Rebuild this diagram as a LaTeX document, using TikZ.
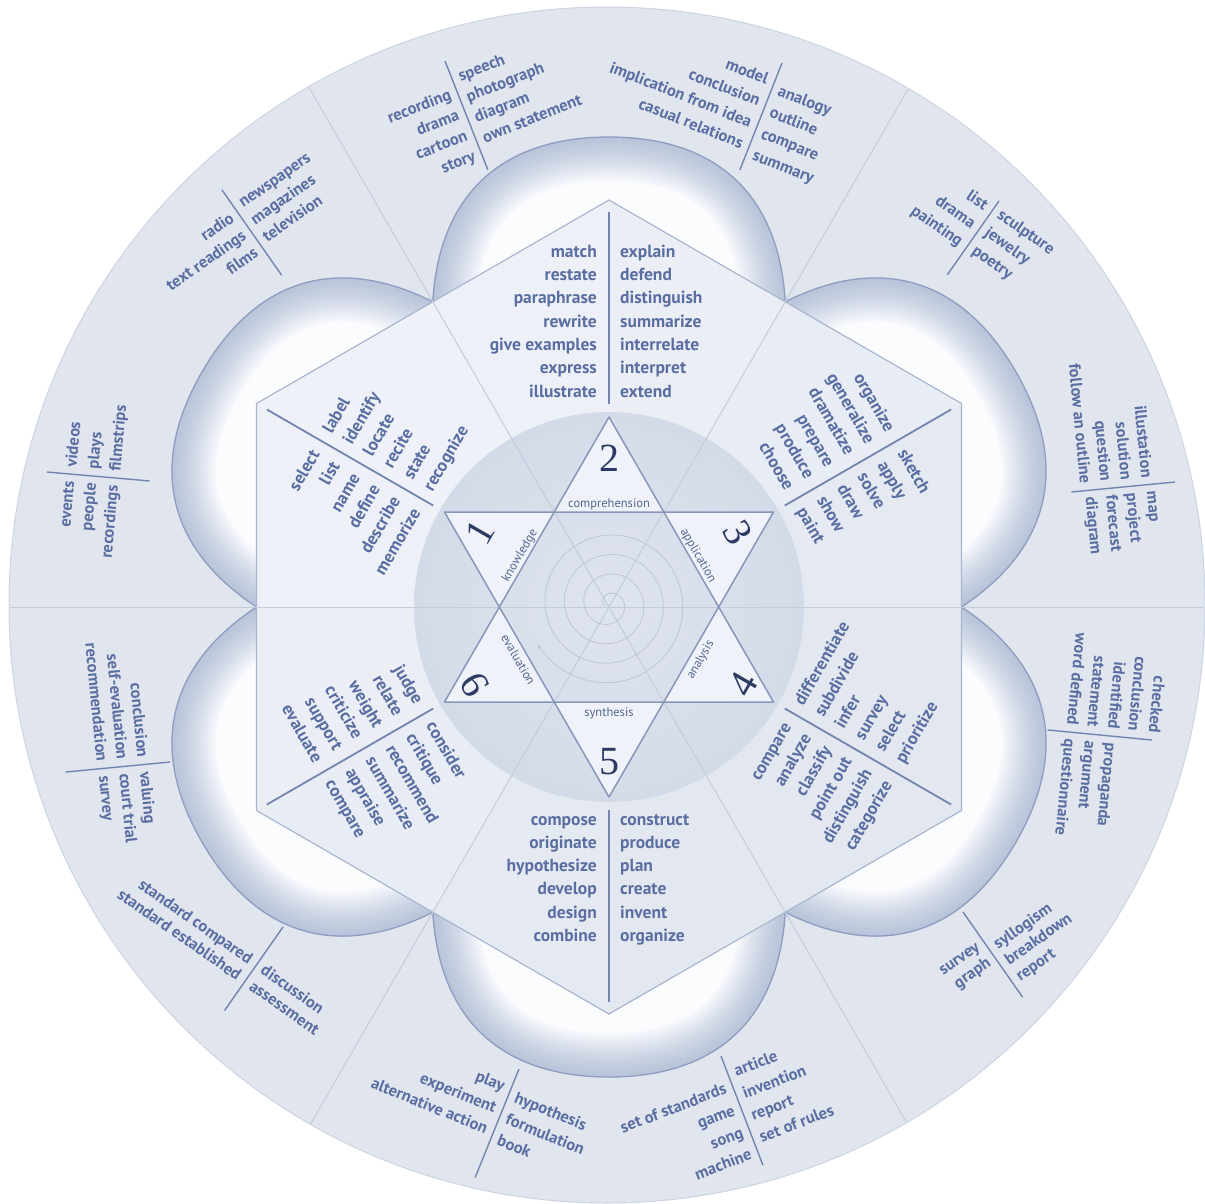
\documentclass[tikz,border=0pt]{standalone}
\usepackage{fontspec}
\setmainfont{PT Sans}
\newfontfamily\numfont{Liberation Serif}
\usetikzlibrary{arrows.meta}
\definecolor{ringbg}{HTML}{E0E5EE}
\definecolor{rimc}{HTML}{CDD4E2}
\definecolor{petalfill}{HTML}{FBFCFE}
\definecolor{petalshade}{HTML}{8FA2C6}
\definecolor{petalborder}{HTML}{8E9EC1}
\definecolor{hexlight}{HTML}{EEF1F7}
\definecolor{hexdark}{HTML}{E2E7F0}
\definecolor{hexline}{HTML}{A9B6CF}
\definecolor{diskin}{HTML}{DFE4EE}
\definecolor{diskout}{HTML}{D4DBE8}
\definecolor{divc}{HTML}{C3CCDD}
\definecolor{starfill}{HTML}{EFF2F8}
\definecolor{starline}{HTML}{8797BA}
\definecolor{sepc}{HTML}{7385AF}
\definecolor{wordc}{HTML}{5A6EA2}
\definecolor{labc}{HTML}{56678F}
\definecolor{numc}{HTML}{2C3B63}
\definecolor{spiralc}{HTML}{BCC6DA}
\tikzset{
 hexword/.style={font=\fontsize{17.5}{20}\selectfont\bfseries, text=wordc, inner sep=0pt},
 ringword/.style={font=\fontsize{16.5}{19}\selectfont\bfseries, text=wordc, inner sep=0pt},
 starlab/.style={font=\fontsize{12.5}{14}\selectfont, text=labc, inner sep=0pt},
 numlab/.style={font=\numfont\fontsize{40}{40}\selectfont, text=numc, inner sep=0pt},
 gsep/.style={draw=sepc, line width=1.4pt},
 hsep/.style={draw=sepc, line width=1.8pt},
 divline/.style={draw=divc, line width=1pt},
 hexedge/.style={draw=hexline, line width=1.2pt},
 staredge/.style={draw=starline, line width=1.5pt},
 petaledge/.style={draw=petalborder, line width=1.3pt},
}
% #1 prefix, #2 origin, #3 rotation, #4 anchor, #5 x, #6 first y, #7 step, #8 list, #9 style
\newcommand\wcol[9]{%
  \begin{scope}[shift={#2}, rotate=#3, transform shape]
    \foreach \w [count=\i] in {#8} {%
      \node[#9, anchor=#4] (#1-\i) at (#5, {#6+(\i-1)*#7}) {\w};
    }
  \end{scope}}
% #1 name, #2 top of separator, #3 rotation, #4 length, #5 left start, #6 right start, #7 step, #8 left, #9 right
\newcommand\ringgroup[9]{%
  \begin{scope}[shift={#2}, rotate=#3]
    \draw[gsep] (0,0) -- (0,#4);
  \end{scope}
  \wcol{#1L}{#2}{#3}{base east}{-7}{#5+5}{#7}{#8}{ringword}
  \wcol{#1R}{#2}{#3}{base west}{7}{#6+5}{#7}{#9}{ringword}}
% #1 name, #2 rotation, #3 first baseline, #4 #5 separator ends, #6 left, #7 right
\newcommand\hexgroup[7]{%
  \begin{scope}[shift={(609,607)}, rotate=#2]
    \draw[hsep] (0,#4) -- (0,#5);
  \end{scope}
  \wcol{#1L}{(609,607)}{#2}{base east}{-12}{#3}{23.3}{#6}{hexword}
  \wcol{#1R}{(609,607)}{#2}{base west}{11}{#3}{23.3}{#7}{hexword}}
\def\petalcurve{(-176.25,-305.3) .. controls (-170,-410) and (-110,-470) .. (0,-470) .. controls (110,-470) and (170,-410) .. (176.25,-305.3)}

\begin{document}
\begin{tikzpicture}[x=1pt,y=-1pt,line join=round]
\useasboundingbox (0,0) rectangle (1205,1203);
\fill[white] (0,0) rectangle (1205,1203);
% outer ring
\fill[ringbg] (607,605) circle (598pt);
\draw[rimc, line width=1pt] (607,605) circle (598pt);

% key points
\coordinate (O) at (609,607);
\coordinate (V90) at (609,200);
\coordinate (V30) at (961.5,403.5);
\coordinate (Vm30) at (961.5,810.5);
\coordinate (Vm90) at (609,1014);
\coordinate (Vm150) at (256.5,810.5);
\coordinate (V150) at (256.5,403.5);
\coordinate (P0) at (961.5,607);
\coordinate (P60) at (785.25,301.7);
\coordinate (P120) at (432.75,301.7);
\coordinate (P180) at (256.5,607);
\coordinate (P240) at (432.75,912.3);
\coordinate (P300) at (785.25,912.3);
\coordinate (E0) at (1229,607);
\coordinate (E180) at (-11,607);
\coordinate (E60) at (919,70);
\coordinate (E240) at (299,1144);
\coordinate (E120) at (299,70);
\coordinate (E300) at (919,1144);

% petals
\foreach \k in {0,...,5}{
  \begin{scope}[shift={(609,607)}, rotate=60*\k]
    \fill[petalfill] \petalcurve -- (0,0) -- cycle;
    \begin{scope}
      \clip \petalcurve -- (0,0) -- cycle;
      \foreach \lw in {4,8,...,88}{
        \draw[petalshade, line width=\lw pt, opacity=0.035] \petalcurve;
      }
    \end{scope}
    \draw[petaledge] \petalcurve;
  \end{scope}
}

% hexagon facets
\fill[hexlight!25!hexdark] (O) -- (P0) -- (V30) -- cycle;
\fill[hexlight!50!hexdark] (O) -- (V30) -- (P60) -- cycle;
\fill[hexlight!75!hexdark] (O) -- (P60) -- (V90) -- cycle;
\fill[hexlight!93!hexdark] (O) -- (V90) -- (P120) -- cycle;
\fill[hexlight] (O) -- (P120) -- (V150) -- cycle;
\fill[hexlight!93!hexdark] (O) -- (V150) -- (P180) -- cycle;
\fill[hexlight!75!hexdark] (O) -- (P180) -- (Vm150) -- cycle;
\fill[hexlight!50!hexdark] (O) -- (Vm150) -- (P240) -- cycle;
\fill[hexlight!25!hexdark] (O) -- (P240) -- (Vm90) -- cycle;
\fill[hexlight!7!hexdark] (O) -- (Vm90) -- (P300) -- cycle;
\fill[hexdark] (O) -- (P300) -- (Vm30) -- cycle;
\fill[hexlight!7!hexdark] (O) -- (Vm30) -- (P0) -- cycle;
\draw[hexedge] (V90) -- (V30) -- (Vm30) -- (Vm90) -- (Vm150) -- (V150) -- cycle;

% central disk
\shade[inner color=diskin, outer color=diskout] (O) circle (195pt);

% divider lines
\begin{scope}
  \clip (607,605) circle (597pt);
  \draw[divline] (E0) -- (E180);
  \draw[divline] (E60) -- (E240);
  \draw[divline] (E120) -- (E300);
\end{scope}

% star
\coordinate (U1) at (609,417);
\coordinate (U2) at (444.5,702);
\coordinate (U3) at (773.5,702);
\coordinate (T1) at (444.5,512);
\coordinate (T2) at (773.5,512);
\coordinate (T3) at (609,797);
\coordinate (I0) at (718.7,607);
\coordinate (I60) at (663.8,512);
\coordinate (I120) at (554.2,512);
\coordinate (I180) at (499.3,607);
\coordinate (I240) at (554.2,702);
\coordinate (I300) at (663.8,702);
\fill[starfill] (U1) -- (I60) -- (I120) -- cycle;
\fill[starfill] (T2) -- (I60) -- (I0) -- cycle;
\fill[starfill] (U3) -- (I0) -- (I300) -- cycle;
\fill[starfill] (T3) -- (I300) -- (I240) -- cycle;
\fill[starfill] (U2) -- (I240) -- (I180) -- cycle;
\fill[starfill] (T1) -- (I180) -- (I120) -- cycle;
\draw[staredge] (U1) -- (U2) -- (U3) -- cycle;
\draw[staredge] (T1) -- (T2) -- (T3) -- cycle;

% spiral
\begin{scope}[shift={(609,604)}]
  \draw[spiralc, line width=0.8pt, -{Stealth[length=5pt,width=4pt]}]
    plot[domain=0:1, samples=300, smooth] ({152-1440*(1-\x)}:{4+78*\x});
\end{scope}

% star labels and numbers
\begin{scope}[shift={(609,607)}, transform shape]
  \node[starlab, anchor=base] (l2) at (0,-99.5) {comprehension};
  \node[numlab] (n2) at (0,-149) {2};
  \node[starlab, anchor=base] (l5) at (0,109) {synthesis};
  \node[numlab] (n5) at (0,155) {5};
\end{scope}
\begin{scope}[shift={(609,607)}, rotate=60, transform shape]
  \node[starlab, anchor=base] (l1) at (0,-99.5) {knowledge};
  \node[numlab] (n1) at (0,-149) {1};
  \node[starlab, anchor=base] (l4) at (0,109) {analysis};
  \node[numlab] (n4) at (0,155) {4};
\end{scope}
\begin{scope}[shift={(609,607)}, rotate=-60, transform shape]
  \node[starlab, anchor=base] (l3) at (0,-99.5) {application};
  \node[numlab] (n3) at (0,-149) {3};
  \node[starlab, anchor=base] (l6) at (0,109) {evaluation};
  \node[numlab] (n6) at (0,155) {6};
\end{scope}

% hexagon word groups
\hexgroup{hT}{0}{-349.8}{-395}{-203}{match,restate,paraphrase,rewrite,give examples,express,illustrate}{explain,defend,distinguish,summarize,interrelate,interpret,extend}
\hexgroup{hUL}{60}{-326.5}{-395}{-203}{select,list,name,define,describe,memorize}{label,identify,locate,recite,state,recognize}
\hexgroup{hUR}{-60}{-326.5}{-395}{-203}{organize,generalize,dramatize,prepare,produce,choose}{sketch,apply,solve,draw,show,paint}
\hexgroup{hB}{0}{218}{203}{395}{compose,originate,hypothesize,develop,design,combine}{construct,produce,plan,create,invent,organize}
\hexgroup{hLL}{-60}{218}{203}{395}{judge,relate,weight,criticize,support,evaluate}{consider,critique,recommend,summarize,appraise,compare}
\hexgroup{hLR}{60}{218}{203}{395}{compare,analyze,classify,point out,distinguish,categorize}{differentiate,subdivide,infer,survey,select,prioritize}

% outer ring word groups
\ringgroup{g1}{(445,61)}{21.5}{117}{33}{20}{22}{recording,drama,cartoon,story}{speech,photograph,diagram,own statement}
\ringgroup{g2}{(782,63)}{-21.5}{115}{21}{27}{23}{model,conclusion,implication from idea,casual relations}{analogy,outline,compare,summary}
\ringgroup{g3}{(222,190)}{35}{104}{28}{22}{21}{radio,text readings,films}{newspapers,magazines,television}
\ringgroup{g4}{(47,472)}{85}{103}{23}{24}{22}{events,people,recordings}{videos,plays,filmstrips}
\ringgroup{g5}{(170,762)}{-84.5}{105}{27}{26}{20.5}{conclusion,self-evaluation,recommendation}{valuing,court trial,survey}
\ringgroup{g6}{(283,927)}{-35}{102}{46}{46}{20}{standard compared,standard established}{discussion,assessment}
\ringgroup{g7}{(519,1069)}{-22}{117}{22}{28}{23}{play,experiment,alternative action}{hypothesis,formulation,book}
\ringgroup{g8}{(721,1056)}{21}{117}{32}{20}{23.5}{set of standards,game,song,machine}{article,invention,report,set of rules}
\ringgroup{g9}{(963,912)}{35}{104}{36}{46}{19.5}{survey,graph}{syllogism,breakdown,report}
\ringgroup{g10}{(1152,740)}{-95.5}{105}{-1}{41}{20.5}{checked,conclusion,identified,statement,word defined}{propaganda,argument,questionnaire}
\ringgroup{g11}{(1175,482)}{-84.5}{104}{28}{24}{20.5}{illustation,solution,question,follow an outline}{map,project,forecast,diagram}
\ringgroup{g12}{(999,201)}{-35}{90}{12}{10}{22}{list,drama,painting}{sculpture,jewelry,poetry}
\end{tikzpicture}
\end{document}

_Given request_
How many lines in the data contain the string "diagram"? Respond with the number only.

_Right answer_
3